Very uncertain timesWe wait with deep trepidation the outcome of the first summit between the globe’s two superpowers, whose leaders are promising renaissances for their countries under the parallel slogans “America First” and “The Chinese Dream.” The future of the Korean Peninsula and North Korean nuclear and missile threats top the agenda of the first meeting of U.S. President Donald Trump and Chinese President Xi Jinping. Seoul remains an outsider even as their talks will probably directly affect the lives of the Korean people. In normal times, Seoul officials would have been closely briefed on the issues to be tabled at the talks between the U.S. and Chinese leaders and their progress.
But Seoul suffers from a leadership vacuum after the removal of the president and ahead of the presidential snap election. So it does not have any say in ongoing discussions that could possibly involve a preemptive strike on North Korea. Some compare the current situation to the Yalta Conference among allied forces following World War II that led to the division of the Korean Peninsula. Permission for that was not sought from Koreans. It’s hard not to worry about the “Korea Passing” syndrome, where Seoul is neglected in major decisions by global powers.
Seoul officials did try to play a role. National Security Adviser Kim Kwan-jin spoke with his counterpart Herbert McMaster in the Trump administration. Our officials explained Seoul’s stance on North Korean issues to State Secretary Rex Tillerson and Joseph Yun, U.S. Special Envoy for North Korea policy, during their visit to Korea last month.

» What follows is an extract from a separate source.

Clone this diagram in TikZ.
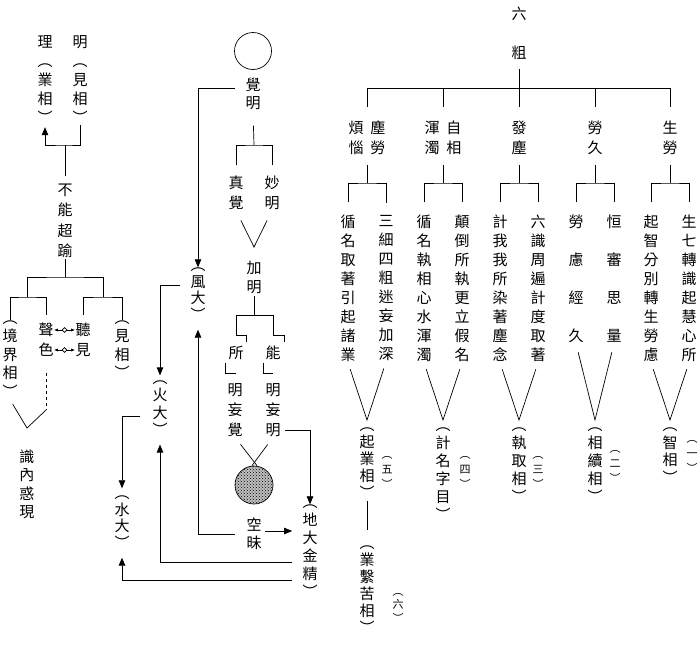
\documentclass[tikz,border=0pt]{standalone}
\usepackage{fontspec}
\newfontfamily\cjk{Noto Sans CJK TC}
\usetikzlibrary{arrows.meta,patterns,shapes.geometric}
\newcommand\cstrut{\rule[-0.12em]{0pt}{1em}}

\begin{document}
\begin{tikzpicture}[x=1pt,y=-1pt,line width=0.7pt,
    col/.style={align=center,inner sep=0pt,font=\cjk\fontsize{15}{#1}\selectfont,
      execute at begin node=\cstrut,execute at end node=\cstrut},
    col/.default=19,
    small/.style={align=center,inner sep=0pt,font=\cjk\fontsize{11}{#1}\selectfont,
      execute at begin node=\cstrut,execute at end node=\cstrut},
    small/.default=15,
    arr/.style={-{Triangle[length=8pt,width=6.5pt]}}]

      \useasboundingbox (0,0) rectangle (698,648);

      % left side
      \node[col] (1) at (45,80) {理\\︵\\業\\相\\︶};
      \node[col] (2) at (80,80) {明\\︵\\見\\相\\︶};
      \node[col=20.5] (3) at (65,221) {不\\能\\超\\踰};
      \node[col=18.5] (4) at (10,360) {︵\\境\\界\\相\\︶};
      \node[col=20] (5) at (46,340) {聲\\色};
      \node[col=20] (6) at (83,340) {聽\\見};
      \node[col=18.3] (7) at (122,350.5) {︵\\見\\相\\︶};
      \node[col=18.3] (8) at (27,484.5) {識\\內\\惑\\現};

      % middle
      \node[circle,draw,minimum size=37pt,inner sep=0pt] (9) at (253,51) {};
      \node[col=18] (10) at (253,94) {覺\\明};
      \node[col=20] (11) at (236,193) {真\\覺};
      \node[col=20] (12) at (272,193) {妙\\明};
      \node[col] (13) at (254,277.5) {加\\明};
      \node[col] (14) at (236,353) {所};
      \node[col] (15) at (273,353) {能};
      \node[col=20] (16) at (235,410) {明\\妄\\覺};
      \node[col=20] (17) at (273,410) {明\\妄\\明};
      \node[circle,draw,preaction={fill=black!25},pattern=crosshatch dots,minimum size=38pt,inner sep=0pt] (18) at (254,485) {};
      \node[col=18] (19) at (254,534) {空\\昧};
      \node[col=16.7] (20) at (198,295) {︵\\風\\大\\︶};
      \node[col=17.3] (21) at (160,409) {︵\\火\\大\\︶};
      \node[col=16.7] (22) at (122,523) {︵\\水\\大\\︶};
      \node[col=18] (23) at (310,552) {︵\\地\\大\\金\\精\\︶};

      % right side
      \node[col=39] (24) at (519,33.5) {六\\粗};
      \begin{scope}[every node/.style={col=20}]
        \node (25) at (367,138) {煩\hspace{7pt}塵\\惱\hspace{7pt}勞};
        \node (26) at (443,138) {渾\hspace{7pt}自\\濁\hspace{7pt}相};
        \node (27) at (519,138) {發\\塵};
        \node (28) at (595,138) {勞\\久};
        \node (29) at (670,138) {生\\勞};
      \end{scope}

      \begin{scope}[every node/.style={col}]
        \node (30) at (348,288.5) {循\\名\\取\\著\\引\\起\\諸\\業};
        \node (31) at (386,288.5) {三\\細\\四\\粗\\迷\\妄\\加\\深};
        \node (32) at (424,288.5) {循\\名\\執\\相\\心\\水\\渾\\濁};
        \node (33) at (462,288.5) {顛\\倒\\所\\執\\更\\立\\假\\名};
        \node (34) at (500,288.5) {計\\我\\我\\所\\染\\著\\塵\\念};
        \node (35) at (538,288.5) {六\\識\\周\\遍\\計\\度\\取\\著};
        \node[col=38] (36) at (576,279) {勞\\慮\\經\\久};
        \node[col=38] (37) at (614,279) {恒\\審\\思\\量};
        \node (38) at (651,288.5) {起\\智\\分\\別\\轉\\生\\勞\\慮};
        \node (39) at (689,288.5) {生\\七\\轉\\識\\起\\慧\\心\\所};
      \end{scope}

      \node[col=17] (40) at (367,464) {︵\\起\\業\\相\\︶};
      \node[small] (41) at (387,473) {︵\\五\\︶};
      \node[col=17] (42) at (367,590.5) {︵\\業\\繫\\苦\\相\\︶};
      \node[small=13.5] (43) at (398,608.5) {︵\\六\\︶};
      \node[col=18] (44) at (443,475) {︵\\計\\名\\字\\目\\︶};
      \node[small] (45) at (465,473) {︵\\四\\︶};
      \node[col=18] (46) at (519,466) {︵\\執\\取\\相\\︶};
      \node[small] (47) at (538,473) {︵\\三\\︶};
      \node[col=18] (48) at (595,466) {︵\\相\\續\\相\\︶};
      \node[small] (49) at (615,467) {︵\\二\\︶};
      \node[col=17.7] (50) at (670,456.5) {︵\\智\\相\\︶};
      \node[small] (51) at (692,457.5) {︵\\一\\︶};

      % junctions
      \coordinate (a1) at (65,145);
      \coordinate (a2) at (65,277);
      \coordinate (a3) at (27,297);
      \coordinate (a4) at (103,297);
      \coordinate (a5) at (46,410);
      \coordinate (a6) at (27,428);
      \coordinate (b1) at (254,145);
      \coordinate (b2) at (254,247);
      \coordinate (b3) at (254,315);
      \coordinate (e1) at ([yshift=3]19.east);
      \coordinate (c0) at (519,88);
      \coordinate (c1) at (367,183);
      \coordinate (c2) at (443,183);
      \coordinate (c3) at (519,183);
      \coordinate (c4) at (595,183);
      \coordinate (c5) at (670,183);
      \coordinate (v1) at (367,420);
      \coordinate (v2) at (443,420);
      \coordinate (v3) at (519,420);
      \coordinate (v4) at (595,420);
      \coordinate (v5) at (670,420);

      % left connectors
      \draw[arr,shorten >=2pt] (2.south) |- (a1) -| (1.south);
      \draw[shorten <=7pt] (3.north) -- (a1);
      \draw (3.south) -- (a2);
      \draw (a3) |- (a2) -| (a4);
      \draw[shorten >=7pt] (4.north) |- (a3) -| (5.north);
      \draw[shorten <=7pt] (6.north) |- (a4) -| (7.north);
      \draw[{Latex[length=4pt]}-{Latex[length=4pt]}] ([yshift=10]5.east) -- node[diamond,draw,fill=white,inner sep=1.3pt] (d1) {} ([yshift=10]6.west);
      \draw[{Latex[length=4pt]}-{Latex[length=4pt]}] ([yshift=-10]5.east) -- node[diamond,draw,fill=white,inner sep=1.3pt] (d2) {} ([yshift=-10]6.west);
      \draw[dashed,shorten <=15pt] (5.south) -- (a5);
      \draw[shorten <=5pt] (4.south) -- (a6) -- (a5);

      % middle connectors
      \draw[arr,shorten <=10pt] ([yshift=6]10.west) -| (20.north);
      \draw[shorten <=15pt] (10.south) -- (b1);
      \draw[shorten <=10pt,shorten >=10pt] (11.north) |- (b1) -| (12.north);
      \draw[shorten <=11pt,shorten >=11pt] (11.south) -- (b2) -- (12.south);
      \draw[shorten <=2pt] (13.south) -- (b3);
      \draw (b3) -| ([yshift=10]14.north) -| ([xshift=10,yshift=3]14.north);
      \draw ([xshift=-11,yshift=-2]14.south) |- ([yshift=-12]14.south);
      \draw (b3) -| ([yshift=10]15.north) -| ([xshift=11,yshift=3]15.north);
      \draw ([xshift=-10,yshift=-2]15.south) |- ([yshift=-12]15.south);
      \draw[shorten <=9pt] (16.south) -- ([xshift=3]18.north);
      \draw[shorten <=9pt] (17.south) -- ([xshift=-2]18.north);
      \draw[arr,shorten <=4pt] ([yshift=-20]17.east) -| (23.north);
      \draw[arr,shorten <=3pt,shorten >=10pt] (e1) -- (e1 -| 23.west);
      \draw[arr,shorten <=11pt,shorten >=7pt] (19.west) -| (20.south);
      \draw[arr,shorten <=10pt,shorten >=7pt] ([yshift=-10]23.west) -| (21.south);
      \draw[arr,shorten <=10pt,shorten >=7pt] ([yshift=-28]23.west) -| (22.south);
      \draw[arr,shorten <=10pt,shorten >=5pt] ([yshift=10]20.west) -| (21.north);
      \draw[arr,shorten <=12pt,shorten >=7pt] ([yshift=-7]21.west) -| (22.north);

      % right connectors
      \draw[shorten <=8pt] (24.south) -- (c0);
      \draw[shorten >=13pt] (c0) -| (25.north);
      \draw[shorten >=13pt] (c0) -| (26.north);
      \draw[shorten >=13pt] (c0) -- (27.north);
      \draw[shorten >=13pt] (c0) -| (28.north);
      \draw[shorten >=13pt] (c0) -| (29.north);

      \draw[shorten <=9pt] (25.south) -- (c1);
      \draw[shorten <=9pt] (26.south) -- (c2);
      \draw[shorten <=9pt] (27.south) -- (c3);
      \draw[shorten <=9pt] (28.south) -- (c4);
      \draw[shorten <=9pt] (29.south) -- (c5);

      \draw[shorten <=12pt,shorten >=12pt] (30.north) |- (c1) -| (31.north);
      \draw[shorten <=12pt,shorten >=12pt] (32.north) |- (c2) -| (33.north);
      \draw[shorten <=12pt,shorten >=12pt] (34.north) |- (c3) -| (35.north);
      \draw[shorten <=12pt,shorten >=12pt] (36.north) |- (c4) -| (37.north);
      \draw[shorten <=12pt,shorten >=12pt] (38.north) |- (c5) -| (39.north);

      \draw[shorten <=7pt,shorten >=7pt] (30.south) -- (v1) -- (31.south);
      \draw[shorten <=7pt,shorten >=7pt] (32.south) -- (v2) -- (33.south);
      \draw[shorten <=7pt,shorten >=7pt] (34.south) -- (v3) -- (35.south);
      \draw[shorten <=9pt,shorten >=9pt] (36.south) -- (v4) -- (37.south);
      \draw[shorten <=7pt,shorten >=7pt] (38.south) -- (v5) -- (39.south);

      \draw[shorten >=15pt] (40.south) -- (42.north);

    \end{tikzpicture}
\end{document}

Still, Seoul has lost influence. Japanese Prime Minister Shinzo Abe, who formed a personal connection with Trump through summit talks, had a phone conversation with the U.S. president before the meeting with Xi and pleaded for a joint front against North Korean nuclear and missile threats.
North Korea is ready to carry out its sixth nuclear test. Despite his campaign pledge to lessen American engagement in conflict zones, Trump Thursday night ordered airstrikes on a Syrian airfield to retaliate for a chemical weapons attack. His quick action suggests he could be true to his word of claiming the U.S. could act alone to punish North Korea. Tensions on the Korean Peninsula have not been so high since the end of the Korean War. Senior officials must keep close contact with Washington and make most of the April 16-18 visit by Vice President Mike Pence.